Inflation is when prices for goods and services increase over time, meaning your money doesn’t stretch as far as it used to. It’s why your groceries, gas, and rent might seem more expensive now than they did a year ago. Inflation matters because it impacts everyone—when prices rise faster than incomes, it becomes harder to afford everyday necessities.
What Causes Inflation?
Inflation happens when prices of things we buy, like food or gadgets, start going up. This can happen for a few reasons. First, if everyone wants to buy something but there’s not enough of it, prices rise—this is called demand-pull inflation. Second, if it costs more to make things (like higher oil prices or wages), companies raise their prices too—this is cost-push inflation. Finally, if there’s too much money in the economy, the value of each dollar goes down, making everything more expensive. When inflation gets too high, the Federal Reserve steps in to help stabilize things.
Why Does Inflation Matter?
You feel inflation in everyday life when your grocery bill goes up or when filling your gas tank costs more. For consumers, inflation can make it harder to budget because prices become less predictable. When inflation is high, it can also be a better time to save money rather than take on new debt since loans become more expensive. This uncertainty can make long-term planning tricky.
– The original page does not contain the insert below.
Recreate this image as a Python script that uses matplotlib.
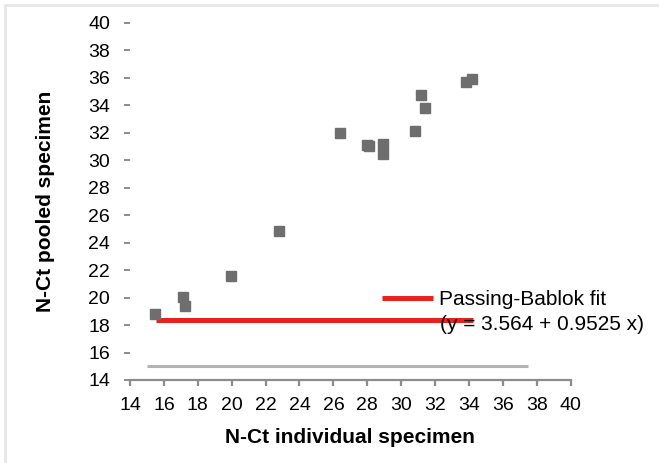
import matplotlib.pyplot as plt
from matplotlib.patches import Rectangle

plt.rcParams['font.family'] = ['Liberation Sans', 'DejaVu Sans']

# data
individual_ct = [15.5, 17.1, 17.25, 19.95, 22.8, 26.4, 28.0, 28.1, 28.95, 28.95,
                 30.8, 31.15, 31.4, 33.8, 34.2]
pooled_ct = [18.8, 20.05, 19.35, 21.6, 24.85, 32.0, 31.1, 31.0, 31.2, 30.45,
             32.1, 34.75, 33.8, 35.7, 35.9]
fit_x = [15.55, 34.25]
fit_y = [18.35, 18.35]
ref_x = [15.0, 37.5]
ref_y = [15.0, 15.0]
ticks = list(range(14, 41, 2))

fig = plt.figure(figsize=(6.59, 4.63), dpi=100)
fig.patches.append(Rectangle((5 / 659, -0.1), 1.1, 1 - 5 / 463 + 0.1,
                             transform=fig.transFigure, fill=False,
                             edgecolor='#e6e6e6', linewidth=2))
ax = fig.add_axes([130 / 659, 1 - 380 / 463, 440.7 / 659, 357.3 / 463])

ax.plot(ref_x, ref_y, color='#b3b3b3', linewidth=2.2, solid_capstyle='butt')
ax.plot(fit_x, fit_y, color='#e8201e', linewidth=3.6, solid_capstyle='butt',
        label='Passing-Bablok fit')
ax.plot(individual_ct, pooled_ct, 's', color='#6e6e6e', markersize=7.2,
        markeredgecolor='#6e6e6e', linestyle='none')

ax.set_xlim(14, 40)
ax.set_ylim(14, 40)
ax.set_xticks(ticks)
ax.set_yticks(ticks)
for side in ['top', 'right', 'left']:
    ax.spines[side].set_visible(False)
ax.spines['bottom'].set_color('#8c8c8c')
ax.spines['bottom'].set_linewidth(1.6)
ax.tick_params(axis='x', direction='out', length=4, width=1.6, color='#8c8c8c',
               labelsize=14, pad=8)
ax.tick_params(axis='y', direction='out', length=4.3, width=1.4, color='#8c8c8c',
               labelsize=14, pad=10)

ax.set_xlabel('N-Ct individual specimen', fontsize=15, fontweight='bold', labelpad=10)
ax.set_ylabel('N-Ct pooled specimen', fontsize=15, fontweight='bold', labelpad=24)

leg = ax.legend(loc='center left', bbox_to_anchor=(252 / 440.7, 1 - 277 / 357.3),
                frameon=False, fontsize=15, handlelength=2.45, handletextpad=0.3,
                borderpad=0, borderaxespad=0)
ax.text(310 / 440.7, 1 - 302 / 357.3, '(y = 3.564 + 0.9525 x)', fontsize=15,
        transform=ax.transAxes, ha='left', va='center')

fig.savefig('out.png', dpi=100)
The Role of the Federal Reserve
The Federal Reserve, or “the Fed,” is responsible for managing inflation in the U.S. economy. Their goal is to keep inflation at a steady, low rate (around 2% annually). If inflation gets too high, the Fed might raise interest rates, which makes borrowing money more expensive. This helps slow down spending, easing pressure on rising prices. On the flip side, if inflation is too low, the Fed might lower interest rates to encourage spending and stimulate the economy.
What Can You Do About Inflation?
When inflation hits, it’s smart to be proactive with your finances. Here are a few tips:
- Prioritize Investing: Investing during inflation helps protect your money from losing value, unlike cash, which erodes over time. This way, you can grow your wealth and stay ahead of rising prices.
- Build a Safety Net: Try to set aside more money in savings. Inflation can erode the value of cash over time, but having a safety net can protect you against rising costs.
- Limit Debt: Try to avoid taking on new debt during periods of high inflation. Interest rates are often higher, making it costlier to pay off loans.
- Look for Fixed-Rate Loans: If you need to borrow, consider a fixed-rate loan. The interest rate won’t change, which could be beneficial if inflation keeps rising.
- Cut Back on Discretionary Spending: Focus on necessities and be mindful of spending on non-essentials.
Final Thoughts: Staying Resilient in the Face of Inflation
Inflation is a natural part of the economy, but understanding how it works can help you navigate its ups and downs. By keeping an eye on your spending, saving more, and managing debt wisely, you can stay financially resilient even when prices rise.